Lumentum, a facial recognition and augmented reality parts supplier for the tech giant, lowered its outlook because “one of our largest Industrial and Consumer customers” cut back on 3-D sensing shipments.
That’s “code for, pretty much, Apple,” Niles said on “Closing Bell.”
“So, my belief is that fourth-quarter sales of iPhones is going to be less than expected, and I think what you’re seeing today — with Lumentum cutting their estimates just 11 days after they already lowered guidance when they reported — is that things are definitely running worse than what was expected,” he said.
Adjustments to Lumentum’s guidance amount to a “21 million unit shortfall” for Apple, which left investors with mixed feelings after it announced it would end reporting unit sales of iPhones, iPads and Macs in its earnings reports, Niles said.
Shares of Apple fell more than 5 percent on Monday, closing at $ 194.17. Lumentum took a bigger hit, plummeting nearly 33 percent to end the day at $ 37.50.
Apple will run into more problems selling its iPhone and other products because of issues facing markets in China, Brazil and India, Niles said.
“What people should be really nervous about is all the hardware companies underneath [Apple and] how that’s going to impact them, because I don’t think Lumentum is going to be the only one that’s going to preannounce negatively driven by Apple when you get through this year,” he said.

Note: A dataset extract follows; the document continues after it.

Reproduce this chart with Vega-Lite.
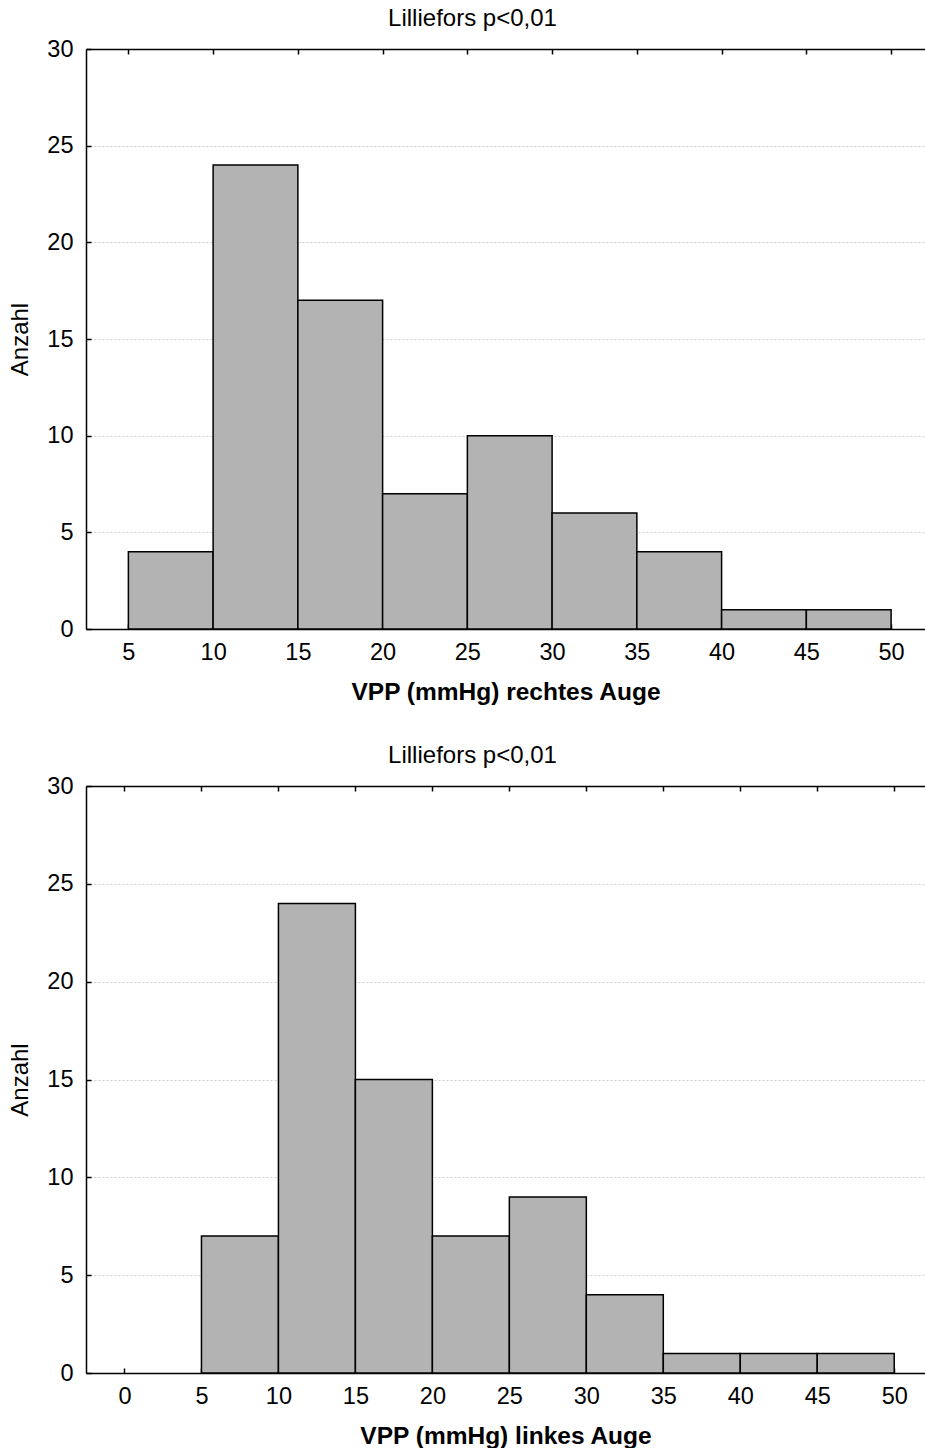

Some Apple bulls defended the company’s decision to stop reporting unit sales as a sign that investors should take Apple’s services business into consideration moving forward.
“AAPL will stop disclosing unit sales figures next qtr, fueling fears the company has something to hide,” Jefferies Group, who calls the stock a buy, said earlier this month. “But AAPL will disclose Services gross margin for the first time ever, a potential catalyst for the stock. We believe AAPL intends to tell a compelling Services story, which we believe has 2x higher gross margin than hardware and improving.”
Niles, who is short Apple, said the Apple bulls “are wrong” because the company’s “ecosystem” that’s built on iPhone customers will not grow.
Niles acknowledged there is a lot of “optimism” because Apple, which is up more than 20 percent year to date, is outperforming the S&P 500, which is up about 2 percent year to date. But Niles said that Apple “should be under-performing the market.”
“You can’t sell services to somebody if they don’t have an iPhone,” he said. “Services is a lagging indicator, it’s not a leading indicator. And if you’re selling that many less iPhones to users, you can’t sell them services.”